Characterisation and tribological evaluation of nitrogen-containing molybdenum-copper PVD metallic nanocomposite films

It was found that increasing the nitrogen gas flow rate from 0 to 15 sccm (and therefore nitrogen content in the film from 0 to 24 at.% N), refined significantly the coating microstructure from columnar to a dense and more equiaxed morphology, increasing the hardness whilst maintaining (almost constant) elastic modulus values, close to that of molybdenum metal. Further increases in the nitrogen gas flow rate resulted in films that appeared to contain significant fractions of the Mo2N ceramic phase. SEM and cross-sectional TEM analyses of the film deposited at a nitrogen flow rate of 20 sccm (containing ∼36 at.% N) demonstrated a microstructure consisting of 50-100 nm wide columns, which contain small regions of contrast in dark-field images, of the order of 3-5 nm wide.
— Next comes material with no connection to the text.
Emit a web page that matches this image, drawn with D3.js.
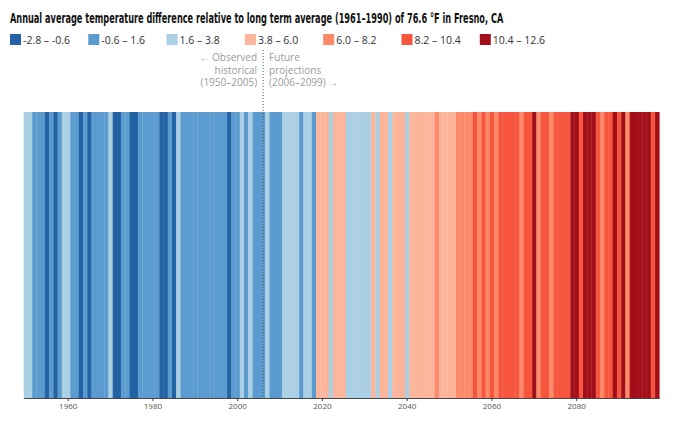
<!DOCTYPE html>
<html>
<head>
<meta charset="utf-8">
<script src="https://cdn.jsdelivr.net/npm/d3@7"></script>
<style>
  body { margin: 0; background: #fff; }
  svg { display: block; }
</style>
</head>
<body>
<script>
// annual temperature difference (°F) vs 1961-1990 average, Fresno CA
const years = d3.range(1950, 2100);
const diffs = [
  2.1, 1.9, 0.8, 0.3, 1.1, -1.4, 0.6, -0.9, 1.2, 2.3,
  1.8, 0.9, 0.2, -1.1, 0.4, -1.6, 0.7, 0.1, 1.0, 0.3,
  1.7, -1.3, -0.8, 0.5, 0.9, -1.5, -0.7, 0.6, 0.2, 1.3,
  0.8, 1.4, -1.0, -0.9, 0.4, -1.2, 1.9, 1.1, 1.3, 0.7,
  0.9, 0.5, 1.2, 0.8, 0.6, 1.0, 1.4, 0.9, -0.8, 0.3,
  1.2, 2.0, 1.3, 1.8, 1.1, 0.8, 1.4, 2.2, 1.0, 0.6,
  0.4, 2.5, 3.1, 2.8, 3.4, 1.5, 2.6, 3.0, 1.2, 4.3,
  4.8, 4.1, 3.5, 4.6, 5.2, 4.0, 3.3, 2.9, 3.6, 2.7,
  3.2, 3.7, 5.0, 3.4, 4.7, 5.5, 3.6, 4.4, 5.1, 4.2,
  3.7, 5.3, 4.9, 5.6, 4.5, 5.8, 5.0, 6.4, 5.4, 5.7,
  4.9, 5.9, 6.5, 7.1, 6.8, 7.6, 8.6, 7.4, 8.9, 7.9,
  9.1, 7.7, 8.4, 9.6, 8.8, 9.2, 10.0, 8.0, 9.4, 9.9,
  10.9, 7.8, 9.0, 9.7, 8.1, 8.7, 9.5, 10.2, 9.3, 10.6,
  11.3, 9.8, 11.0, 10.8, 11.6, 10.1, 8.0, 9.6, 10.3, 11.4,
  9.9, 10.7, 8.0, 11.8, 10.9, 12.1, 11.2, 11.5, 10.2, 12.4
];

const binEdges = [-0.6, 1.6, 3.8, 6.0, 8.2, 10.4];
const binLabels = ['-2.8 – -0.6', '-0.6 – 1.6', '1.6 – 3.8', '3.8 – 6.0', '6.0 – 8.2', '8.2 – 10.4', '10.4 – 12.6'];
const binColors = ['#2363a4', '#5b9bd0', '#abcfe3', '#fcb49a', '#fc8a6a', '#f6553e', '#a20f18'];
const tickYears = [1960, 1980, 2000, 2020, 2040, 2060, 2080];
const splitYear = 2006;

const width = 680;
const height = 421;

const svg = d3.select('body')
  .append('svg')
  .attr('width', width)
  .attr('height', height);

const x = d3.scaleBand()
  .domain(years)
  .range([23.7, 659.3])
  .padding(0);

const stripeTop = 112, stripeBottom = 398;

const color = d3.scaleThreshold()
  .domain(binEdges)
  .range(binColors);

// title, squeezed horizontally to look like the condensed original
const title = svg.append('text')
  .style('font-family', '"Liberation Sans Narrow", "DejaVu Sans Condensed", sans-serif')
  .style('font-weight', 'bold')
  .style('font-size', '14px')
  .attr('fill', '#111')
  .text('Annual average temperature difference relative to long term average (1961–1990) of 76.6 °F in Fresno, CA');

const titleW = title.node().getComputedTextLength();
title.attr('transform', `translate(10, 23) scale(${494 / titleW}, 1)`);

// legend
const legend = svg.append('g')
  .attr('transform', 'translate(10, 34)');

const item = legend.selectAll('g')
  .data(binLabels)
  .enter()
    .append('g')
    .attr('transform', (d, i) => `translate(${i * 78.3}, 0)`);

item.append('rect')
  .attr('width', 11)
  .attr('height', 11)
  .attr('fill', (d, i) => binColors[i]);

item.append('text')
  .attr('x', 13)
  .attr('y', 9.5)
  .style('font-family', '"Open Sans", sans-serif')
  .style('font-size', '10.5px')
  .attr('fill', '#333')
  .text(d => d);

// stripes
svg.append('g')
  .selectAll('rect')
  .data(years)
  .enter()
    .append('rect')
    .attr('x', d => x(d))
    .attr('y', stripeTop)
    .attr('width', x.bandwidth() + 0.3)
    .attr('height', stripeBottom - stripeTop)
    .attr('fill', (d, i) => color(diffs[i]));

// axis
const axis = d3.axisBottom(x)
  .tickValues(tickYears)
  .tickSize(3)
  .tickSizeOuter(0);

const ax = svg.append('g')
  .attr('transform', `translate(0, ${stripeBottom})`)
  .call(axis);

ax.select('.domain').attr('stroke', '#444');
ax.selectAll('.tick line').attr('stroke', '#444');
ax.selectAll('.tick text')
  .attr('y', 5)
  .style('font-family', '"Open Sans", sans-serif')
  .style('font-size', '8px')
  .attr('fill', '#555');

// split between observed and projected
const splitX = x(splitYear) + x.bandwidth() / 2;

svg.append('line')
  .attr('x1', splitX)
  .attr('x2', splitX)
  .attr('y1', 50)
  .attr('y2', stripeBottom)
  .attr('stroke', '#555')
  .attr('stroke-width', 1)
  .attr('stroke-dasharray', '1,2');

const note = svg.append('g')
  .style('font-family', '"Open Sans", sans-serif')
  .style('font-size', '10px')
  .attr('fill', '#9a9a9a');

const leftLines = ['← Observed', 'historical', '(1950–2005)'];
const rightLines = ['Future', 'projections', '(2006–2099) →'];

note.selectAll('text.l')
  .data(leftLines)
  .enter()
    .append('text')
    .attr('class', 'l')
    .attr('x', splitX - 6)
    .attr('y', (d, i) => 61 + i * 12.5)
    .attr('text-anchor', 'end')
    .text(d => d);

note.selectAll('text.r')
  .data(rightLines)
  .enter()
    .append('text')
    .attr('class', 'r')
    .attr('x', splitX + 6)
    .attr('y', (d, i) => 61 + i * 12.5)
    .text(d => d);
</script>
</body>
</html>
A maximum hardness of 32 GPa and the highest hardness/modulus ratio was however found in the (predominantly metallic) film deposited at a nitrogen gas flow rate of 15 sccm. This film also performed best in both micro-abrasion and impact wear tests; in contrast, the 'ceramic' film (deposited at 20 sccm nitrogen flow rate) performed better in reciprocating sliding wear.